Horses with evidence of epistaxis can be challenging to diagnose and manage. The volume of visible blood can range from a
trace of serosanguinous discharge that is suggestive of a past episode of bleeding, to high volume fresh blood flow from both
nares. The occurrence can be sporadic and intermittent or sudden, continuous and fatal in a short period of time. Epistaxis
can be secondary to hemorrhage arising from anywhere along the respiratory tract. Unilateral epistaxis tends to arise from
somewhere rostral to the caudal extent of the nasal septum, i.e. from the ipsilateral nasal passage/paranasal sinus region.
Bilateral nasal epistaxis is typically from a lesion caudal to the end of the nasal septum but occasionally the lesion will
be located in the caudal nasal passage on one side and blood tracks down both nasal passages. Successful treatment of the
cause of epistaxis depends on an accurate and timely diagnosis. Respiratory tract endoscopy and radiography remain the key
imaging modalities to facilitate most diagnoses. Biopsy of masses is also required for definitive diagnosis in many cases.
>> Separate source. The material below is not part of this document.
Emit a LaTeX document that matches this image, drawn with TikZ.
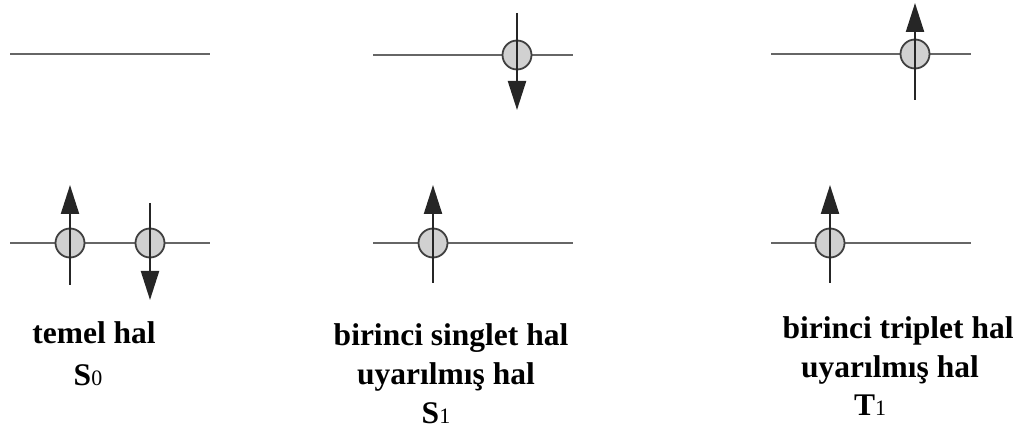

Awareness of the causes of nasal epistaxis and classic history and clinical signs are useful to formulate a differential diagnosis
and determine if a case represents an emergency. This paper will describe the causes of nasal hemorrhage moving from the upper
to the lower respiratory tract. Iatrogenic causes of nasal hemorrhage are not discussed (for example, nasogastric intubation
trauma, and surgical trauma).
Upper Respiratory Tract Origin
Idiopathic Mucosal Bleeding
Rarely, or perhaps more commonly than appreciated, a steady or intermittent low flow nasal bleed will arise from a leaking
mucosal vessel in the nasal, paranasal or nasopharyngeal wall. Historically these horses are reported to have spontaneous
epistaxis of very small volume, sometimes related to exercise. The bleeding often stops and then recurs intermittently days,
weeks or months apart. Veterinary attention is sought when the bleeding persists or is more frequent in occurrence. Diagnosis
is completely dependent on endoscopic visualization of the source of bleeding from a mucosal surface. Use of a pediatric endoscope
allows thorough examination of the nasal conchal surfaces where access into the recesses of the nasal meati is too tight for
a standard 9-10 mm diameter endoscope to pass without traumatizing the tissues. Active bleeding must be present to find the
source of this hemorrhage. A single vessel rupture, sometimes with a low pulsatile flow if a small arterial branch is damaged,
or a diffuse oozing of blood from a small surface area of the mucosa has been seen. These cases have been successfully treated
by cauterizing any accessible bleeding vessel/mucosa with silver nitrate sticks or laser ablation.